Atmospheric Phenomena: Analysis of weather and climate, including tornadoes, thunderstorms, and hurricanes.
Transportation: Design and performance of aircraft, spacecraft, surface ships, submarines, automobiles, and high-speed rail.
Energy and Industry: Wind turbines, power plants, piping, and plumbing systems.
Sports and Recreation: Water sports, auto racing, cycling, surfing, and offshore racing.

Fluid mechanics governs processes within the human body, such as gas exchange ( $CO_2$ and $O_2$ ).
Medical Devices:
- Fluid dynamics is crucial in the design of artificial hearts, blood pumps, and Ventricular Assist Devices (VAD).
- Insulin Pumps: Used for patients with Type 1 diabetes who cannot produce sufficient insulin. The pump resides near the belly button and delivers liquid insulin into the bloodstream via an "infusion set" to regulate glucose for energy.
Treatments:
- Chemotherapy: Used to control tumors.
- Blood Thinners (e.g., Heparin): Used to maintain blood flow and prevent the formation of blood clots. This fall under hydrodynamics/aerodynamics study as it involves calculating medicine circulation throughout the body.

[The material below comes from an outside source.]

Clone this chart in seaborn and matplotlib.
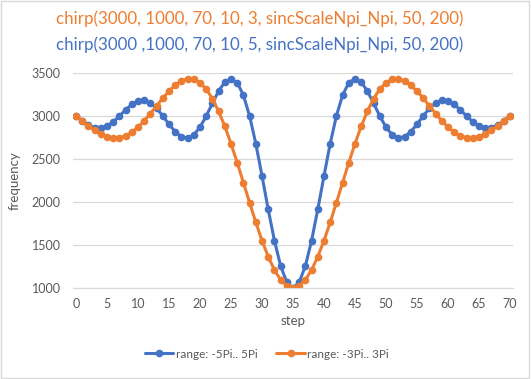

First presented by Daniel Bernoulli in his book Hydrodynamica in $1738$ .
Fundamental Relationship: An increase in fluid speed occurs simultaneously with a decrease in internal pressure or a decrease in the fluid's potential energy.
Conservation Law of Energy: Bernoulli's principle relates Pressure, Potential Energy, and Kinetic Energy. The sum of these values in a unit volume remains constant.
Bernoulli's Equation:
- $P_1 + \frac{1}{2}\rho v_1^2 + \rho gh_1 = P_2 + \frac{1}{2}\rho v_2^2 + \rho gh_2$
- Where:
- $P$ = Pressure Energy per unit volume.
- $\frac{1}{2}\rho v^2$ = Kinetic Energy per unit volume.
- $\rho gh$ = Potential Energy per unit volume.
The Bernoulli Effect: When fluid speed increases (v_2 > v_1), the internal pressure decreases (P_2 < P_1) provided height remains constant.
Application - LIFT:
- In flight, air moves faster over the top of a wing (creating lower pressure).
- Slower air moves under the wing (creating higher pressure).
- The pressure differential results in an upward force called lift.

The relationship between flow, pressure, and resistance is defined by:
- $\text{FLOW} = \frac{\Delta P}{R}$
- Where $\Delta P$ is the change in pressure and $R$ is the resistance.
Blood Flow Characteristics:
- Blood flow involves "Shear Stress" on endothelial cells.
- Pressure reduces as blood moves from the Left Ventricle (LV) to the Right Atrium (RA).
- Healthy flow typically presents as laminar flow.